— What is being asked —
For this exercise, repeat all of the material verbatim apart from its images.

— Recorded information —
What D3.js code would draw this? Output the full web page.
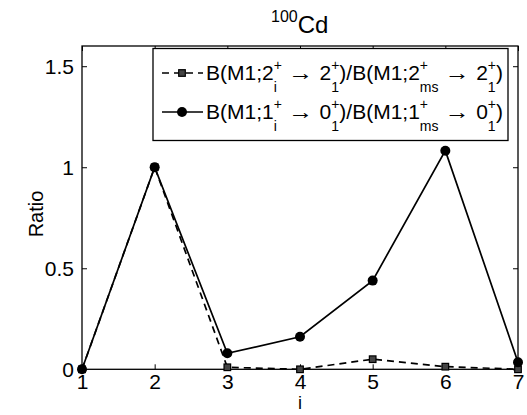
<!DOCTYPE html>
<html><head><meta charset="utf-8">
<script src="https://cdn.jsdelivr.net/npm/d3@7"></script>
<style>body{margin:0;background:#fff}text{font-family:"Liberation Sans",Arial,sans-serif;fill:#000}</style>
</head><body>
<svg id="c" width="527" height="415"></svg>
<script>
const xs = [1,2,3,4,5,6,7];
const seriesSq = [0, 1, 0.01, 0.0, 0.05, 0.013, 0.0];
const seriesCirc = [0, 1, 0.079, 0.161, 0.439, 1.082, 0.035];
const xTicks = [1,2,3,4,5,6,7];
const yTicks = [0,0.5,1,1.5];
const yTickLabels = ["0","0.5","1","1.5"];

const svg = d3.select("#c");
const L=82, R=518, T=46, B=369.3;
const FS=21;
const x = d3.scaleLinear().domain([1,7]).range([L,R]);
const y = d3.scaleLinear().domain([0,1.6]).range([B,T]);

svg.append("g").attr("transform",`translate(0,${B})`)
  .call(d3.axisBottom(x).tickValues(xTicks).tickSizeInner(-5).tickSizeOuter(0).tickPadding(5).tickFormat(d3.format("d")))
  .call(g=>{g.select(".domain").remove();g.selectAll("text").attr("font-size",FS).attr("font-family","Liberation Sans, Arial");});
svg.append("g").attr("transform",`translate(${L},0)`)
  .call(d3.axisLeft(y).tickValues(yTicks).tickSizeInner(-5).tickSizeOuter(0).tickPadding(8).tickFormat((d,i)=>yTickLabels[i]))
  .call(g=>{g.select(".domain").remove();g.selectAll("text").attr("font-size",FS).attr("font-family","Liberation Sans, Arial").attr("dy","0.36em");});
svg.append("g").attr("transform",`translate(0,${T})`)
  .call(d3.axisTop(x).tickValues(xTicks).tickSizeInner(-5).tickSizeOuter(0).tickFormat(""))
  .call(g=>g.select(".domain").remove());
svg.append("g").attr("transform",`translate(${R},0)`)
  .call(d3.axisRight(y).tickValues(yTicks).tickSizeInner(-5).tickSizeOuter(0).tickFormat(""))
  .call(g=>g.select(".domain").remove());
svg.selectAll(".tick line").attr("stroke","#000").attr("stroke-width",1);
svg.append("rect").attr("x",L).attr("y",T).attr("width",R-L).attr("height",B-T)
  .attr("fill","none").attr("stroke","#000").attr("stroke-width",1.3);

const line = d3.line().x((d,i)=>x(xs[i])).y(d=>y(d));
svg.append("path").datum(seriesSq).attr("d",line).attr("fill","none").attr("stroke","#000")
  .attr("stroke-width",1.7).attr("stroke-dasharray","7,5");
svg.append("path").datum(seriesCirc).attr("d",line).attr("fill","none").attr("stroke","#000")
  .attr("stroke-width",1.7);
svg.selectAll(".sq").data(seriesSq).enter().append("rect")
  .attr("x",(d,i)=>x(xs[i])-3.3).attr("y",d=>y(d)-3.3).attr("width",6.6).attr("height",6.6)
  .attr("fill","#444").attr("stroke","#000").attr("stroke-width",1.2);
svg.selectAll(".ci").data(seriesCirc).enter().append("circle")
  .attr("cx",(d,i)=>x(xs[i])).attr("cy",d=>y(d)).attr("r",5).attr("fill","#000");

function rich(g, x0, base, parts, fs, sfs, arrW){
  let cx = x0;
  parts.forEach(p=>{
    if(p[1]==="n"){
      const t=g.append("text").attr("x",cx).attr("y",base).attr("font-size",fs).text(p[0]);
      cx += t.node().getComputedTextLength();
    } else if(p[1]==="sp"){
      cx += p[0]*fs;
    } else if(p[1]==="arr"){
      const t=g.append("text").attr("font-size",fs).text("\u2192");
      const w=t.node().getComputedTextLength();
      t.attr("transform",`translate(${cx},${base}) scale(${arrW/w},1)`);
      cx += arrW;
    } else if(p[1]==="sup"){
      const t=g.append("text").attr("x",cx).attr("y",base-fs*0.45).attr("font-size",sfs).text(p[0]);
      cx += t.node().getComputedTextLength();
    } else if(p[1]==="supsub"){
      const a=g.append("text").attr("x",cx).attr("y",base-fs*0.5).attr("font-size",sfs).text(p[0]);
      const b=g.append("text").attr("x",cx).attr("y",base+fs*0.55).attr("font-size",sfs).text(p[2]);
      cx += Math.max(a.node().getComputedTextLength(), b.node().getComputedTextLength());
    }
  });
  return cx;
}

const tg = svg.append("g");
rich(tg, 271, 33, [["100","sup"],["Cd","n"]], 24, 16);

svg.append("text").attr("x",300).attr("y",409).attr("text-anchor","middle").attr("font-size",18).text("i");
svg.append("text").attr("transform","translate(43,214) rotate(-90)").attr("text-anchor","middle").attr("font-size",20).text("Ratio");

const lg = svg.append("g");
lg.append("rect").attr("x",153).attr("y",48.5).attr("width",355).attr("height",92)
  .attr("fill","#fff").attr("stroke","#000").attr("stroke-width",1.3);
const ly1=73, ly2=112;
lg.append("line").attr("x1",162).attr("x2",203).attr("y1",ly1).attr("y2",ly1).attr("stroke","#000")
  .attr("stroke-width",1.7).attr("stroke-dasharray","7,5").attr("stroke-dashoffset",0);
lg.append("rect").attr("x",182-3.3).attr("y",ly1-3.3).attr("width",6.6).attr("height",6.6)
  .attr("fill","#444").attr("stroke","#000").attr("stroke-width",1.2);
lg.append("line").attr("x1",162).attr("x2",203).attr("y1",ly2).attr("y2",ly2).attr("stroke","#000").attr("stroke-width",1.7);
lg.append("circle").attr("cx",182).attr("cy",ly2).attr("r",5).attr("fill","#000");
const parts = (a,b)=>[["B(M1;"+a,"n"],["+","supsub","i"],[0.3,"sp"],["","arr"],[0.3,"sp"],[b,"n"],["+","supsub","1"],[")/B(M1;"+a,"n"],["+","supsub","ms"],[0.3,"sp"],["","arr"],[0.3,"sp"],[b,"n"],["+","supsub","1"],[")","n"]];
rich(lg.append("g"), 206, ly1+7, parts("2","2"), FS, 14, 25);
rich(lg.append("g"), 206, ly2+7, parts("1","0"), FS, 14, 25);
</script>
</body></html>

— Result of this task —
What D3.js code would draw this? Output the full web page.
<!DOCTYPE html>
<html><head><meta charset="utf-8">
<script src="https://cdn.jsdelivr.net/npm/d3@7"></script>
<style>body{margin:0;background:#fff}text{font-family:"Liberation Sans",Arial,sans-serif;fill:#000}</style>
</head><body>
<svg id="c" width="527" height="415"></svg>
<script>
const xs = [1,2,3,4,5,6,7];
const seriesSq = [0, 1, 0.01, 0.0, 0.05, 0.013, 0.0];
const seriesCirc = [0, 1, 0.079, 0.161, 0.439, 1.082, 0.035];
const xTicks = [1,2,3,4,5,6,7];
const yTicks = [0,0.5,1,1.5];
const yTickLabels = ["0","0.5","1","1.5"];

const svg = d3.select("#c");
const L=82, R=518, T=46, B=369.3;
const FS=21;
const x = d3.scaleLinear().domain([1,7]).range([L,R]);
const y = d3.scaleLinear().domain([0,1.6]).range([B,T]);

svg.append("g").attr("transform",`translate(0,${B})`)
  .call(d3.axisBottom(x).tickValues(xTicks).tickSizeInner(-5).tickSizeOuter(0).tickPadding(5).tickFormat(d3.format("d")))
  .call(g=>{g.select(".domain").remove();g.selectAll("text").attr("font-size",FS).attr("font-family","Liberation Sans, Arial");});
svg.append("g").attr("transform",`translate(${L},0)`)
  .call(d3.axisLeft(y).tickValues(yTicks).tickSizeInner(-5).tickSizeOuter(0).tickPadding(8).tickFormat((d,i)=>yTickLabels[i]))
  .call(g=>{g.select(".domain").remove();g.selectAll("text").attr("font-size",FS).attr("font-family","Liberation Sans, Arial").attr("dy","0.36em");});
svg.append("g").attr("transform",`translate(0,${T})`)
  .call(d3.axisTop(x).tickValues(xTicks).tickSizeInner(-5).tickSizeOuter(0).tickFormat(""))
  .call(g=>g.select(".domain").remove());
svg.append("g").attr("transform",`translate(${R},0)`)
  .call(d3.axisRight(y).tickValues(yTicks).tickSizeInner(-5).tickSizeOuter(0).tickFormat(""))
  .call(g=>g.select(".domain").remove());
svg.selectAll(".tick line").attr("stroke","#000").attr("stroke-width",1);
svg.append("rect").attr("x",L).attr("y",T).attr("width",R-L).attr("height",B-T)
  .attr("fill","none").attr("stroke","#000").attr("stroke-width",1.3);

const line = d3.line().x((d,i)=>x(xs[i])).y(d=>y(d));
svg.append("path").datum(seriesSq).attr("d",line).attr("fill","none").attr("stroke","#000")
  .attr("stroke-width",1.7).attr("stroke-dasharray","7,5");
svg.append("path").datum(seriesCirc).attr("d",line).attr("fill","none").attr("stroke","#000")
  .attr("stroke-width",1.7);
svg.selectAll(".sq").data(seriesSq).enter().append("rect")
  .attr("x",(d,i)=>x(xs[i])-3.3).attr("y",d=>y(d)-3.3).attr("width",6.6).attr("height",6.6)
  .attr("fill","#444").attr("stroke","#000").attr("stroke-width",1.2);
svg.selectAll(".ci").data(seriesCirc).enter().append("circle")
  .attr("cx",(d,i)=>x(xs[i])).attr("cy",d=>y(d)).attr("r",5).attr("fill","#000");

function rich(g, x0, base, parts, fs, sfs, arrW){
  let cx = x0;
  parts.forEach(p=>{
    if(p[1]==="n"){
      const t=g.append("text").attr("x",cx).attr("y",base).attr("font-size",fs).text(p[0]);
      cx += t.node().getComputedTextLength();
    } else if(p[1]==="sp"){
      cx += p[0]*fs;
    } else if(p[1]==="arr"){
      const t=g.append("text").attr("font-size",fs).text("\u2192");
      const w=t.node().getComputedTextLength();
      t.attr("transform",`translate(${cx},${base}) scale(${arrW/w},1)`);
      cx += arrW;
    } else if(p[1]==="sup"){
      const t=g.append("text").attr("x",cx).attr("y",base-fs*0.45).attr("font-size",sfs).text(p[0]);
      cx += t.node().getComputedTextLength();
    } else if(p[1]==="supsub"){
      const a=g.append("text").attr("x",cx).attr("y",base-fs*0.5).attr("font-size",sfs).text(p[0]);
      const b=g.append("text").attr("x",cx).attr("y",base+fs*0.55).attr("font-size",sfs).text(p[2]);
      cx += Math.max(a.node().getComputedTextLength(), b.node().getComputedTextLength());
    }
  });
  return cx;
}

const tg = svg.append("g");
rich(tg, 271, 33, [["100","sup"],["Cd","n"]], 24, 16);

svg.append("text").attr("x",300).attr("y",409).attr("text-anchor","middle").attr("font-size",18).text("i");
svg.append("text").attr("transform","translate(43,214) rotate(-90)").attr("text-anchor","middle").attr("font-size",20).text("Ratio");

const lg = svg.append("g");
lg.append("rect").attr("x",153).attr("y",48.5).attr("width",355).attr("height",92)
  .attr("fill","#fff").attr("stroke","#000").attr("stroke-width",1.3);
const ly1=73, ly2=112;
lg.append("line").attr("x1",162).attr("x2",203).attr("y1",ly1).attr("y2",ly1).attr("stroke","#000")
  .attr("stroke-width",1.7).attr("stroke-dasharray","7,5").attr("stroke-dashoffset",0);
lg.append("rect").attr("x",182-3.3).attr("y",ly1-3.3).attr("width",6.6).attr("height",6.6)
  .attr("fill","#444").attr("stroke","#000").attr("stroke-width",1.2);
lg.append("line").attr("x1",162).attr("x2",203).attr("y1",ly2).attr("y2",ly2).attr("stroke","#000").attr("stroke-width",1.7);
lg.append("circle").attr("cx",182).attr("cy",ly2).attr("r",5).attr("fill","#000");
const parts = (a,b)=>[["B(M1;"+a,"n"],["+","supsub","i"],[0.3,"sp"],["","arr"],[0.3,"sp"],[b,"n"],["+","supsub","1"],[")/B(M1;"+a,"n"],["+","supsub","ms"],[0.3,"sp"],["","arr"],[0.3,"sp"],[b,"n"],["+","supsub","1"],[")","n"]];
rich(lg.append("g"), 206, ly1+7, parts("2","2"), FS, 14, 25);
rich(lg.append("g"), 206, ly2+7, parts("1","0"), FS, 14, 25);
</script>
</body></html>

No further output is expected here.